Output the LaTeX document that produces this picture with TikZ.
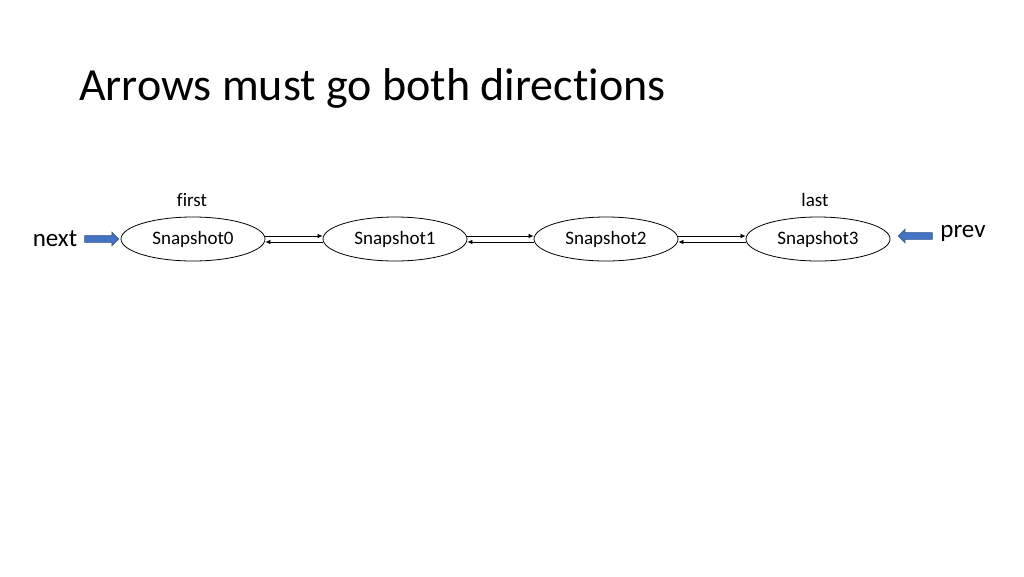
\documentclass[tikz,border=0pt]{standalone}
\usepackage{fontspec}
\setmainfont{Carlito}[Ligatures=NoCommon]
\usetikzlibrary{shapes.geometric, shapes.arrows, arrows.meta}
\definecolor{blockblue}{HTML}{4472C4}
\definecolor{blockedge}{HTML}{2F528F}
\tikzset{
	snap/.style = {draw, ellipse, minimum width=144pt, minimum height=44pt, inner sep=0pt, line width=0.8pt, font=\fontsize{19}{22}\selectfont},
	link/.style = {-{Latex[length=5pt,width=4.5pt]}, line width=0.7pt},
	pointer/.style = {single arrow, fill=blockblue, draw=blockedge, line width=0.6pt, minimum height=34pt, inner sep=3pt, single arrow head extend=3.5pt}
}
\begin{document}
\begin{tikzpicture}[x=1pt, y=-1pt]
	\useasboundingbox (0,0) rectangle (1024,576);
	\node [anchor=base west, inner sep=0pt, font=\fontsize{46}{52}\selectfont] (title) at (79,100) {Arrows must go both directions};
	\node [snap] (s0) at (193,239) {Snapshot0};
	\node [snap] (s1) at (395,239) {Snapshot1};
	\node [snap] (s2) at (606,239) {Snapshot2};
	\node [snap] (s3) at (818,239) {Snapshot3};
	\node [font=\fontsize{19}{22}\selectfont] (first) at (192,200) {first};
	\node [font=\fontsize{19}{22}\selectfont] (last) at (815,200) {last};
	\node [font=\fontsize{25}{30}\selectfont] (next) at (55,239) {next};
	\node [font=\fontsize{25}{30}\selectfont] (prev) at (963,233) {prev};
	\node [pointer] (nextarrow) at (100,239) {};
	\node [pointer, shape border rotate=180] (prevarrow) at (917,236) {};
	\foreach \a/\b in {s0/s1, s1/s2, s2/s3} {
		\draw [link] ([yshift=3pt]\a.east) -- ([yshift=3pt]\b.west);
		\draw [link] ([yshift=-3pt]\b.west) -- ([yshift=-3pt]\a.east);
	}
\end{tikzpicture}
\end{document}
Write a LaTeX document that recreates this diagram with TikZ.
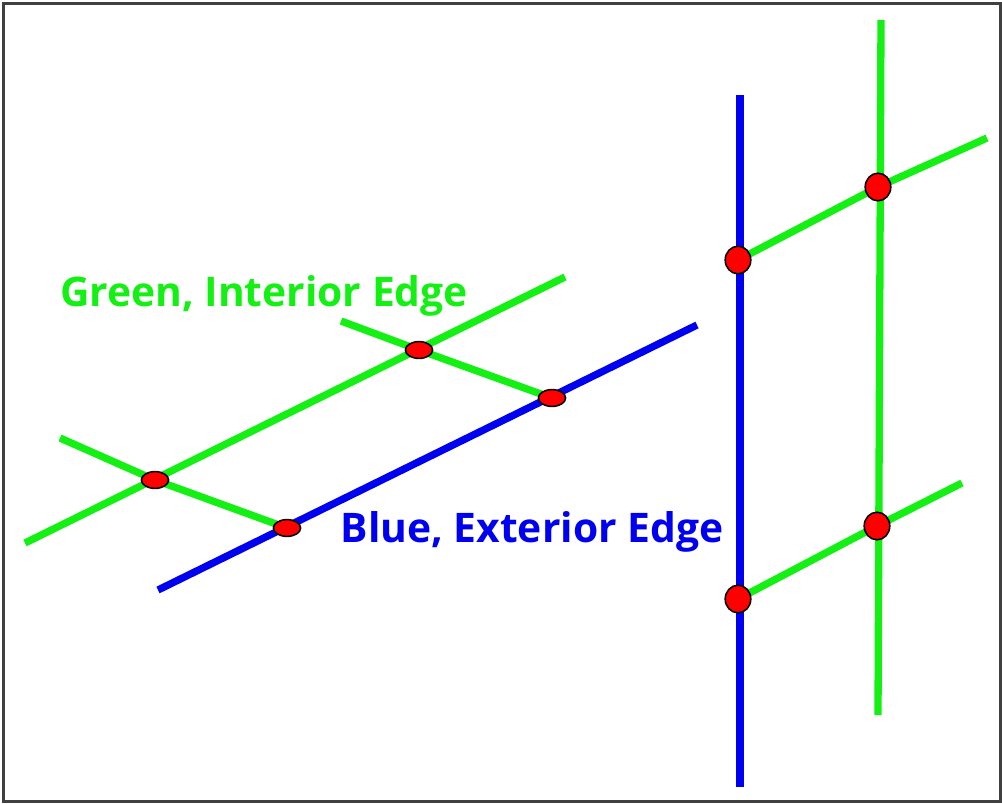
\documentclass[tikz,border=0pt]{standalone}
\usepackage{fontspec}
\setmainfont{Open Sans}
\usepackage{tikz}
\usetikzlibrary{positioning,shapes.geometric}
\usepackage{xcolor}
\definecolor{edgegreen}{RGB}{20,240,20}
\definecolor{edgeblue}{RGB}{0,0,240}
\pgfdeclarelayer{background}
\pgfsetlayers{background,main}
\tikzset{
  interior/.style={
    draw=edgegreen,
    line width=5.2pt,
  },
  exterior/.style={
    draw=edgeblue,
    line width=5.2pt,
  },
  flatdot/.style={
    draw,
    ellipse,
    fill=red,
    minimum width=6.8mm,
    minimum height=4.2mm,
    inner sep=0pt,
    line width=1.1pt,
  },
  rounddot/.style={
    draw,
    ellipse,
    fill=red,
    minimum width=6.4mm,
    minimum height=6.9mm,
    inner sep=0pt,
    line width=1.1pt,
  },
  edgelabel/.style={
    font=\fontsize{29}{33}\selectfont\bfseries,
    inner sep=0pt,
  },
}

\begin{document}
\begin{tikzpicture}[x=0.025cm, y=-0.025cm]
  \useasboundingbox (0,0) rectangle (1002,804);
  \draw[black!75, line width=2pt] (3.5,3.5) rectangle (1000.5,801.5);
  % left part
  \coordinate (gA) at (25,543);
  \coordinate (gB) at (565,277);
  \coordinate (bA) at (158,590);
  \coordinate (bB) at (697,325);
  \coordinate (sA) at (60,438);
  \coordinate (sB) at (341,321);
  \node[flatdot] (d1) at (155,480) {};
  \node[flatdot] (d2) at (419,350) {};
  \node[flatdot] (d3) at (287,528) {};
  \node[flatdot] (d4) at (552,398) {};
  % right part
  \coordinate (vbA) at (740,95);
  \coordinate (vbB) at (740,787);
  \coordinate (vgA) at (881,20);
  \coordinate (vgB) at (878,715);
  \coordinate (tE) at (987,138);
  \coordinate (lE) at (962,483);
  \node[rounddot] (r1) at (738,260) {};
  \node[rounddot] (r2) at (878,187) {};
  \node[rounddot] (r3) at (738,599) {};
  \node[rounddot] (r4) at (877,526) {};
  % edges under the dots
  \begin{pgfonlayer}{background}
    \draw[interior] (gA) -- (gB);
    \draw[exterior] (bA) -- (bB);
    \draw[interior] (sA) -- (d1.center) -- (d3.center);
    \draw[interior] (sB) -- (d2.center) -- (d4.center);
    \draw[exterior] (vbA) -- (vbB);
    \draw[interior] (vgA) -- (vgB);
    \draw[interior] (r1.center) -- (r2.center) -- (tE);
    \draw[interior] (r3.center) -- (r4.center) -- (lE);
  \end{pgfonlayer}
  % labels
  \node[edgelabel, text=edgegreen] (glabel) at (264,296) {Green, Interior Edge};
  \node[edgelabel, text=edgeblue] (blabel) at (532,532) {Blue, Exterior Edge};
\end{tikzpicture}
\end{document}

——

Brief →
All the material shown above is to be copied exactly, with no pictures carried over.

Reply to the task →
Output the LaTeX document that produces this picture with TikZ.
\documentclass[tikz,border=0pt]{standalone}
\usepackage{fontspec}
\setmainfont{Carlito}[Ligatures=NoCommon]
\usetikzlibrary{shapes.geometric, shapes.arrows, arrows.meta}
\definecolor{blockblue}{HTML}{4472C4}
\definecolor{blockedge}{HTML}{2F528F}
\tikzset{
	snap/.style = {draw, ellipse, minimum width=144pt, minimum height=44pt, inner sep=0pt, line width=0.8pt, font=\fontsize{19}{22}\selectfont},
	link/.style = {-{Latex[length=5pt,width=4.5pt]}, line width=0.7pt},
	pointer/.style = {single arrow, fill=blockblue, draw=blockedge, line width=0.6pt, minimum height=34pt, inner sep=3pt, single arrow head extend=3.5pt}
}
\begin{document}
\begin{tikzpicture}[x=1pt, y=-1pt]
	\useasboundingbox (0,0) rectangle (1024,576);
	\node [anchor=base west, inner sep=0pt, font=\fontsize{46}{52}\selectfont] (title) at (79,100) {Arrows must go both directions};
	\node [snap] (s0) at (193,239) {Snapshot0};
	\node [snap] (s1) at (395,239) {Snapshot1};
	\node [snap] (s2) at (606,239) {Snapshot2};
	\node [snap] (s3) at (818,239) {Snapshot3};
	\node [font=\fontsize{19}{22}\selectfont] (first) at (192,200) {first};
	\node [font=\fontsize{19}{22}\selectfont] (last) at (815,200) {last};
	\node [font=\fontsize{25}{30}\selectfont] (next) at (55,239) {next};
	\node [font=\fontsize{25}{30}\selectfont] (prev) at (963,233) {prev};
	\node [pointer] (nextarrow) at (100,239) {};
	\node [pointer, shape border rotate=180] (prevarrow) at (917,236) {};
	\foreach \a/\b in {s0/s1, s1/s2, s2/s3} {
		\draw [link] ([yshift=3pt]\a.east) -- ([yshift=3pt]\b.west);
		\draw [link] ([yshift=-3pt]\b.west) -- ([yshift=-3pt]\a.east);
	}
\end{tikzpicture}
\end{document}
Write a LaTeX document that recreates this diagram with TikZ.
\documentclass[tikz,border=0pt]{standalone}
\usepackage{fontspec}
\setmainfont{Open Sans}
\usepackage{tikz}
\usetikzlibrary{positioning,shapes.geometric}
\usepackage{xcolor}
\definecolor{edgegreen}{RGB}{20,240,20}
\definecolor{edgeblue}{RGB}{0,0,240}
\pgfdeclarelayer{background}
\pgfsetlayers{background,main}
\tikzset{
  interior/.style={
    draw=edgegreen,
    line width=5.2pt,
  },
  exterior/.style={
    draw=edgeblue,
    line width=5.2pt,
  },
  flatdot/.style={
    draw,
    ellipse,
    fill=red,
    minimum width=6.8mm,
    minimum height=4.2mm,
    inner sep=0pt,
    line width=1.1pt,
  },
  rounddot/.style={
    draw,
    ellipse,
    fill=red,
    minimum width=6.4mm,
    minimum height=6.9mm,
    inner sep=0pt,
    line width=1.1pt,
  },
  edgelabel/.style={
    font=\fontsize{29}{33}\selectfont\bfseries,
    inner sep=0pt,
  },
}

\begin{document}
\begin{tikzpicture}[x=0.025cm, y=-0.025cm]
  \useasboundingbox (0,0) rectangle (1002,804);
  \draw[black!75, line width=2pt] (3.5,3.5) rectangle (1000.5,801.5);
  % left part
  \coordinate (gA) at (25,543);
  \coordinate (gB) at (565,277);
  \coordinate (bA) at (158,590);
  \coordinate (bB) at (697,325);
  \coordinate (sA) at (60,438);
  \coordinate (sB) at (341,321);
  \node[flatdot] (d1) at (155,480) {};
  \node[flatdot] (d2) at (419,350) {};
  \node[flatdot] (d3) at (287,528) {};
  \node[flatdot] (d4) at (552,398) {};
  % right part
  \coordinate (vbA) at (740,95);
  \coordinate (vbB) at (740,787);
  \coordinate (vgA) at (881,20);
  \coordinate (vgB) at (878,715);
  \coordinate (tE) at (987,138);
  \coordinate (lE) at (962,483);
  \node[rounddot] (r1) at (738,260) {};
  \node[rounddot] (r2) at (878,187) {};
  \node[rounddot] (r3) at (738,599) {};
  \node[rounddot] (r4) at (877,526) {};
  % edges under the dots
  \begin{pgfonlayer}{background}
    \draw[interior] (gA) -- (gB);
    \draw[exterior] (bA) -- (bB);
    \draw[interior] (sA) -- (d1.center) -- (d3.center);
    \draw[interior] (sB) -- (d2.center) -- (d4.center);
    \draw[exterior] (vbA) -- (vbB);
    \draw[interior] (vgA) -- (vgB);
    \draw[interior] (r1.center) -- (r2.center) -- (tE);
    \draw[interior] (r3.center) -- (r4.center) -- (lE);
  \end{pgfonlayer}
  % labels
  \node[edgelabel, text=edgegreen] (glabel) at (264,296) {Green, Interior Edge};
  \node[edgelabel, text=edgeblue] (blabel) at (532,532) {Blue, Exterior Edge};
\end{tikzpicture}
\end{document}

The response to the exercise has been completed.